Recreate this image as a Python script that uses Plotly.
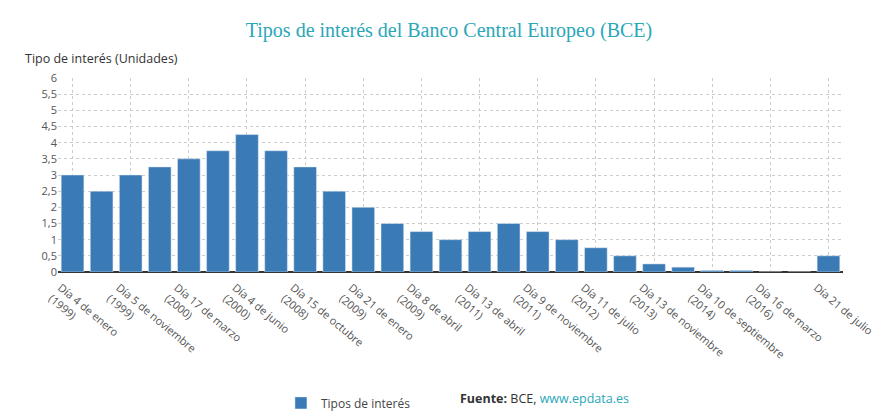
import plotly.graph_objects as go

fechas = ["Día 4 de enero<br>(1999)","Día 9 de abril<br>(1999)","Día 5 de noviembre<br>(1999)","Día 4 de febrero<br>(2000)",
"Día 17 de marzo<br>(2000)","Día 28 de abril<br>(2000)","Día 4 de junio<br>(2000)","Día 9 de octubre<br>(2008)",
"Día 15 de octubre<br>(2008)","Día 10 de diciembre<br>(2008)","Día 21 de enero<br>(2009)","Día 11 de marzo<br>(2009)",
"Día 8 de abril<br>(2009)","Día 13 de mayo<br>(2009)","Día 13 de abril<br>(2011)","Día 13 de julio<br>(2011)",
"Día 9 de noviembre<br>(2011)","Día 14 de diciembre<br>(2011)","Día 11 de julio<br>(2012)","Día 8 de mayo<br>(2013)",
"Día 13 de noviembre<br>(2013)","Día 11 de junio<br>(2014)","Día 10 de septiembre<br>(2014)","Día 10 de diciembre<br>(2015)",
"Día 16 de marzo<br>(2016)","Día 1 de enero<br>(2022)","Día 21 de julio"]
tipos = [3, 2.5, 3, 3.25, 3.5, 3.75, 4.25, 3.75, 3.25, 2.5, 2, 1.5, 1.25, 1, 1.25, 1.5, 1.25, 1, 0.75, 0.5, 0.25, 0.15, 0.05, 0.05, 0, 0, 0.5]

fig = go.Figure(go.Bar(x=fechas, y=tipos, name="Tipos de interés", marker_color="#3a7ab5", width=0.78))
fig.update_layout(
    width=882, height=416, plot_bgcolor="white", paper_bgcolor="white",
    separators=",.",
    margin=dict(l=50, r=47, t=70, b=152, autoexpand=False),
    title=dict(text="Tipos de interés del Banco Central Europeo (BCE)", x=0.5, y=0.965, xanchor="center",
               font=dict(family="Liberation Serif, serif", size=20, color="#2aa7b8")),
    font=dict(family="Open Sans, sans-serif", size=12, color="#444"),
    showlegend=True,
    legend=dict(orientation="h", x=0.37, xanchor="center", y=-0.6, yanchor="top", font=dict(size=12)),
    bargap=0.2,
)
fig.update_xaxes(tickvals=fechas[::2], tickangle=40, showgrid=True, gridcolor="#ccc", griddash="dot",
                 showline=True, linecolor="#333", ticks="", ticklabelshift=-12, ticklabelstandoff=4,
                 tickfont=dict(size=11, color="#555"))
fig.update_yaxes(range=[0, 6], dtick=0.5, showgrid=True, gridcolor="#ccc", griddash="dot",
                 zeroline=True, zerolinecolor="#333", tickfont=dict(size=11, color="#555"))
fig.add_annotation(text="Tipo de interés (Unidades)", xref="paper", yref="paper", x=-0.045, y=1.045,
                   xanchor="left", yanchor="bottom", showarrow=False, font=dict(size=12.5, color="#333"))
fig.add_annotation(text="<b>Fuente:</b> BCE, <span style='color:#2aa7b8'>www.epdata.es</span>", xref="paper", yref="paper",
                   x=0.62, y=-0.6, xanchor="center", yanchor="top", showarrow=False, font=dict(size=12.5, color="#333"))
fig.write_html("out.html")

···

WHAT YOU NEED TO DO: Pictures are excluded; extract exactly the lines from the start of the data through the line that holds "0.05, 0, 0, 0.5]", both ends included.

TASK ANSWER:
Recreate this image as a Python script that uses Plotly.
import plotly.graph_objects as go

fechas = ["Día 4 de enero<br>(1999)","Día 9 de abril<br>(1999)","Día 5 de noviembre<br>(1999)","Día 4 de febrero<br>(2000)",
"Día 17 de marzo<br>(2000)","Día 28 de abril<br>(2000)","Día 4 de junio<br>(2000)","Día 9 de octubre<br>(2008)",
"Día 15 de octubre<br>(2008)","Día 10 de diciembre<br>(2008)","Día 21 de enero<br>(2009)","Día 11 de marzo<br>(2009)",
"Día 8 de abril<br>(2009)","Día 13 de mayo<br>(2009)","Día 13 de abril<br>(2011)","Día 13 de julio<br>(2011)",
"Día 9 de noviembre<br>(2011)","Día 14 de diciembre<br>(2011)","Día 11 de julio<br>(2012)","Día 8 de mayo<br>(2013)",
"Día 13 de noviembre<br>(2013)","Día 11 de junio<br>(2014)","Día 10 de septiembre<br>(2014)","Día 10 de diciembre<br>(2015)",
"Día 16 de marzo<br>(2016)","Día 1 de enero<br>(2022)","Día 21 de julio"]
tipos = [3, 2.5, 3, 3.25, 3.5, 3.75, 4.25, 3.75, 3.25, 2.5, 2, 1.5, 1.25, 1, 1.25, 1.5, 1.25, 1, 0.75, 0.5, 0.25, 0.15, 0.05, 0.05, 0, 0, 0.5]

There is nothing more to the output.